BMP PENANGKAPAN UDANG RAMAH LINGKUNGAN
Penulis: Buguh Tri Hardiyanto (Capture Fisheries Assistant, WWF-Indonesia)
Menurut data Kementerian Kelautan dan Perikanan (KKP) tahun 2012 terkait ekspor produk perikanan Indonesia, udang menduduki peringkat pertama komoditas perikanan yang paling banyak dijual ke mancanegara. Hal ini menunjukkan bahwa udang merupakan komoditas perikanan bernilai ekonomis tinggi.
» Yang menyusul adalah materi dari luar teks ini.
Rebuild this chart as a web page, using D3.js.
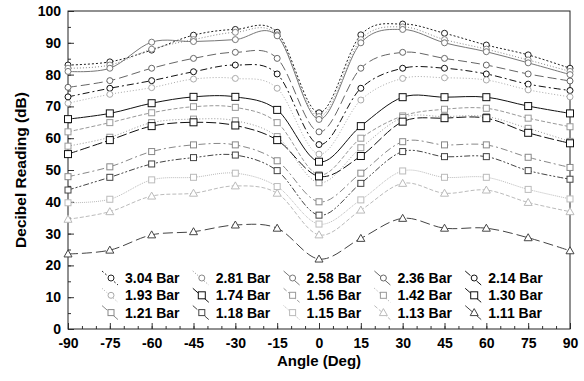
<!DOCTYPE html>
<html>
  <head>
    <meta charset="utf-8" />
    <title>Decibel Reading vs Angle</title>
    <script src="https://d3js.org/d3.v7.min.js"></script>
    <style>
      body { margin: 0; background: #fff; }
      text { font-family: "Liberation Sans", Arial, sans-serif; font-weight: bold; fill: #000; }
    </style>
  </head>

  <body>
    <svg id="viz"></svg>

    <script>
        // data
        var angles = [-90, -75, -60, -45, -30, -15, 0, 15, 30, 45, 60, 75, 90];
        var xTicks = [-90, -75, -60, -45, -30, -15, 0, 15, 30, 45, 60, 75, 90];
        var yTicks = [0, 10, 20, 30, 40, 50, 60, 70, 80, 90, 100];
        var seriesNames = ["3.04 Bar", "2.81 Bar", "2.58 Bar", "2.36 Bar", "2.14 Bar",
                           "1.93 Bar", "1.74 Bar", "1.56 Bar", "1.42 Bar", "1.30 Bar",
                           "1.21 Bar", "1.18 Bar", "1.15 Bar", "1.13 Bar", "1.11 Bar"];

        var bar304 = [83, 84, 87.7, 92.4, 94.2, 93.3, 68, 92.5, 95.9, 93, 89.3, 86.2, 82];
        var bar281 = [82, 83, 88, 91, 93.3, 92.5, 66.8, 91, 95, 91, 88, 84.6, 81];
        var bar258 = [81, 82, 90.2, 90.4, 91, 92.2, 65.9, 90, 94.2, 90, 87.2, 83.7, 80];
        var bar236 = [76, 78.1, 82, 85.1, 87, 85.1, 62, 82, 87, 85.1, 83, 80.2, 78];
        var bar214 = [73, 75.7, 78.1, 80.9, 83, 80.2, 58, 75.7, 82, 82, 80.2, 77, 75];
        var bar193 = [71, 73.8, 75.9, 78.6, 78.8, 75.7, 55, 72, 78.8, 79, 78.3, 75.2, 73];
        var bar174 = [66, 67.8, 71, 73, 73, 68.9, 52.6, 63.8, 72.9, 72.9, 72.9, 70.1, 67.8];
        var bar156 = [62, 64.9, 68, 69.9, 69.7, 64.9, 48.5, 60, 67, 69.1, 69.4, 66.3, 63.6];
        var bar142 = [57.5, 60.3, 64.9, 66, 65.5, 60.5, 46, 57, 66.5, 66.8, 66.8, 63.1, 59];
        var bar130 = [55, 59.4, 63.8, 65, 64, 59.4, 48, 54.4, 65.2, 66.3, 66.3, 61.7, 58.4];
        var bar121 = [47.9, 51, 55.8, 57.9, 57.9, 52.9, 40, 49, 58.9, 57.9, 57.9, 54, 50.8];
        var bar118 = [43.7, 47.7, 51.9, 53.9, 54.7, 49.8, 35.8, 45.8, 55.8, 54.2, 54.2, 49.8, 47.1];
        var bar115 = [39.7, 40.8, 46.9, 47.7, 49, 44.8, 33, 40.6, 49.7, 47.7, 47.7, 43.9, 40.9];
        var bar113 = [34.5, 36.9, 41.8, 42.7, 45, 42.7, 29.6, 37.4, 45.8, 42.7, 43.7, 39.8, 36.9];
        var bar111 = [23.6, 24.8, 29.6, 30.6, 32.7, 31.7, 22, 28.5, 34.8, 31.7, 31.7, 28.7, 24.6];

        var seriesValues = [bar304, bar281, bar258, bar236, bar214, bar193, bar174, bar156,
                            bar142, bar130, bar121, bar118, bar115, bar113, bar111];

        // look of each series
        var styles = [
            {color: "#222", dash: "2,2",         mark: "circle"},
            {color: "#888", dash: "1,2",         mark: "circle"},
            {color: "#777", dash: null,          mark: "circle"},
            {color: "#666", dash: "9,4",         mark: "circle"},
            {color: "#111", dash: "7,3,2,3",     mark: "circle"},
            {color: "#aaa", dash: "1,2",         mark: "circle"},
            {color: "#111", dash: null,          mark: "square", big: true},
            {color: "#999", dash: "4,2",         mark: "square"},
            {color: "#999", dash: "1,2",         mark: "square"},
            {color: "#111", dash: "10,3",        mark: "square", big: true},
            {color: "#888", dash: "7,3,2,3",     mark: "square"},
            {color: "#444", dash: "6,2,2,2,2,2", mark: "square"},
            {color: "#bbb", dash: "1,1",         mark: "square"},
            {color: "#bbb", dash: "4,2",         mark: "triangle"},
            {color: "#444", dash: "10,4",        mark: "triangle"}
        ];

        var width = 584, height = 381;
        var margin = {left: 68, right: 14, top: 11, bottom: 52};
        var plotW = width - margin.left - margin.right;
        var plotH = height - margin.top - margin.bottom;

        var svg = d3.select("#viz")
            .attr("width", width)
            .attr("height", height);

        var x = d3.scaleLinear().domain([-90, 90]).range([0, plotW]);
        var y = d3.scaleLinear().domain([0, 100]).range([plotH, 0]);

        var g = svg.append("g")
            .attr("transform", "translate(" + margin.left + "," + margin.top + ")");

        // minor ticks
        g.append("g")
            .attr("transform", "translate(0," + plotH + ")")
            .call(d3.axisBottom(x).tickValues(d3.range(-90, 91, 5)).tickSize(-3).tickFormat(""))
            .call(function(a) { a.select(".domain").remove(); });
        g.append("g")
            .call(d3.axisLeft(y).tickValues(d3.range(0, 101, 5)).tickSize(-3).tickFormat(""))
            .call(function(a) { a.select(".domain").remove(); });

        // major ticks, plain hyphen for negatives
        var plain = function(d) { return String(d); };
        var xAxis = g.append("g")
            .attr("transform", "translate(0," + plotH + ")")
            .call(d3.axisBottom(x).tickValues(xTicks).tickFormat(plain).tickSize(-6).tickPadding(9));
        var yAxis = g.append("g")
            .call(d3.axisLeft(y).tickValues(yTicks).tickFormat(plain).tickSize(-6).tickPadding(7));

        [xAxis, yAxis].forEach(function(a) {
            a.select(".domain").remove();
            a.selectAll("text").style("font-size", "14px").style("font-family", "Liberation Sans, Arial, sans-serif").style("font-weight", "bold");
        });
        g.selectAll(".tick line").attr("stroke", "#333");

        g.append("rect")
            .attr("width", plotW)
            .attr("height", plotH)
            .attr("fill", "none")
            .attr("stroke", "#222")
            .attr("stroke-width", 1);

        var line = d3.line()
            .x(function(d) { return x(d[0]); })
            .y(function(d) { return y(d[1]); })
            .curve(d3.curveCardinal.tension(0));

        function drawMark(sel, st, cx, cy) {
            if (st.mark === "circle") {
                sel.append("circle").attr("cx", cx).attr("cy", cy).attr("r", 3)
                    .attr("fill", "#fff").attr("stroke", st.color);
            } else if (st.mark === "square") {
                var s = st.big ? 7 : 6;
                sel.append("rect").attr("x", cx - s / 2).attr("y", cy - s / 2)
                    .attr("width", s).attr("height", s)
                    .attr("fill", "#fff").attr("stroke", st.color);
            } else {
                sel.append("path")
                    .attr("d", "M" + cx + "," + (cy - 4) + "L" + (cx + 4) + "," + (cy + 3) + "L" + (cx - 4) + "," + (cy + 3) + "Z")
                    .attr("fill", "#fff").attr("stroke", st.color);
            }
        }

        var lines = g.append("g");
        var marks = g.append("g");

        seriesValues.forEach(function(vals, i) {
            var st = styles[i];
            var pts = angles.map(function(a, j) { return [a, vals[j]]; });
            lines.append("path")
                .attr("d", line(pts))
                .attr("fill", "none")
                .attr("stroke", st.color)
                .attr("stroke-width", 1)
                .attr("stroke-dasharray", st.dash);
            pts.forEach(function(p) {
                drawMark(marks, st, x(p[0]), y(p[1]));
            });
        });

        // legend
        var legend = svg.append("g");
        seriesNames.forEach(function(name, i) {
            var col = i % 5, row = Math.floor(i / 5);
            var tx = 125 + col * 90.8;
            var cy = 278 + row * 17.3;
            var st = styles[i];
            legend.append("line")
                .attr("x1", tx - 23).attr("y1", cy - 7)
                .attr("x2", tx - 7).attr("y2", cy + 7)
                .attr("stroke", st.color)
                .attr("stroke-dasharray", st.dash);
            drawMark(legend, st, tx - 14, cy);
            legend.append("text")
                .attr("x", tx).attr("y", cy + 5)
                .style("font-size", "14px")
                .text(name);
        });

        // axis titles
        svg.append("text")
            .attr("x", margin.left + plotW / 2)
            .attr("y", 366)
            .attr("text-anchor", "middle")
            .style("font-size", "15px")
            .text("Angle (Deg)");

        svg.append("text")
            .attr("transform", "translate(26," + (margin.top + plotH / 2) + ") rotate(-90)")
            .attr("text-anchor", "middle")
            .style("font-size", "15.5px")
            .text("Decibel Reading (dB)");
    </script>
  </body>
</html>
Pada awal tahun 1960an, penangkapan udang dengan alat tangkap pukat harimau banyak dilakukan di Tanjung Balai dan Asahan, Sumatera Utara. Perkembangan usaha penangkapan dengan alat tangkap pukat harimau ini begitu cepat menjalar hingga ke pantai utara Pulau Jawa dan Laut Arafura. Hal ini dikarenakan alat tangkap tersebut dinilai memiliki efektivitas yang paling tinggi untuk menangkap udang. Namun pada tahun 1980, Pemerintah Indonesia mengeluarkan KEPRES No.39 Tahun 1980 yang melarang adanya pukat harimau dan kegiatan penangkapan yang menggunakan alat tangkap tersebut di perairan Indonesia, karena dinilai sangat merusak habitat dan ekosistem. Kebijakan tersebut menyebabkan produksi udang menurun drastis. Hingga akhirnya, pada tahun 1982, penggunaan pukat harimau diganti dengan pukat hela (trawl). Pukat hela sebenarnya hampir sama dengan pukat harimau, hanya saja lebih diatur penggunaannya, seperti ukuran mata jaring dan penggunaan Alat Pemisah Ikan (API).
Penggunaan alat tangkap pukat hela dalam menangkap udang tetap saja berdampak buruk pada habitat dan ekosistem. Hal ini terbukti dengan terjadinya penurunan stok udang di Indonesia, yang mana tertuang dalam Keputusan Menteri Kelautan dan Perikanan No 45/2011, yang menyebutkan komoditas udang dikategorikan sebagai komoditas perikanan yang dieksploitasi secara berlebihan (overexploited) di 11 Wilayah Pengelolaan Perikanan (WPP) Indonesia. Untuk mengatasi permasalahan tersebut, pada tahun 2015, KKP mengeluarkan Peraturan Menteri No.2 mengenai pelarangan penggunaan alat penangkap ikan pukat hela dan pukat tarik (sein nets) di WPP Indonesia. Dengan adanya peraturan tersebut, diharapkan ada pemulihan alami pada sumber daya alam yang mengalami perusakan atau penurunan populasi akibat praktik perikanan tidak ramah lingkungan.
Dalam mendukung praktik perikanan berkelanjutan di Indonesia, WWF-Indonesia merilis Better Management Practices (BMP), Seri Panduan Perikanan Skala Kecil, Penangkapan Udang Ramah Lingkungan dengan alat tangkap jaring tiga lapis (trammel net). BMP ini merupakan salah satu panduan perikanan tangkap yang disusun oleh Tim Perikanan WWF-Indonesia dan dipublikasikan pada tahun 2015 ini.
BMP Penangkapan Udang yang dapat digunakan oleh para nelayan ini berisi panduan operasi penangkapan udang yang ramah lingkungan. Mulai dari proses persiapan operasi penangkapan, informasi alat tangkap udang yang ramah lingkungan, teknik operasi penangkapan udang, hingga penanganan dan pengemasan udang yang baik. Dengan mengadopsi BMP ini, nelayan tidak hanya menjaga kelestarian sumber daya udang dan keberlanjutan mata pencaharian mereka, tetapi juga mendapatkan keuntungan ekonomi dengan menjaga mutu udang yang ditangkap.
Penyusunan BMP Penangkapan Udang ini dilakukan melalui berbagai tahapan, yaitu:
- Pengumpulan data dari lapangan pada lokasi pilot project WWF-Indonesia di Berau;
- Diskusi bersama stakeholder terkait seperti pemerintah, akademisi, dan nelayan;
- Studi literatur hasil penelitian-penelitian lainnya.
BMP ini bersifat fleksibel (living document), yang mana akan terus disempurnakan sesuai dengan perkembangan di lapangan serta masukan pihak-pihak yang bersangkutan.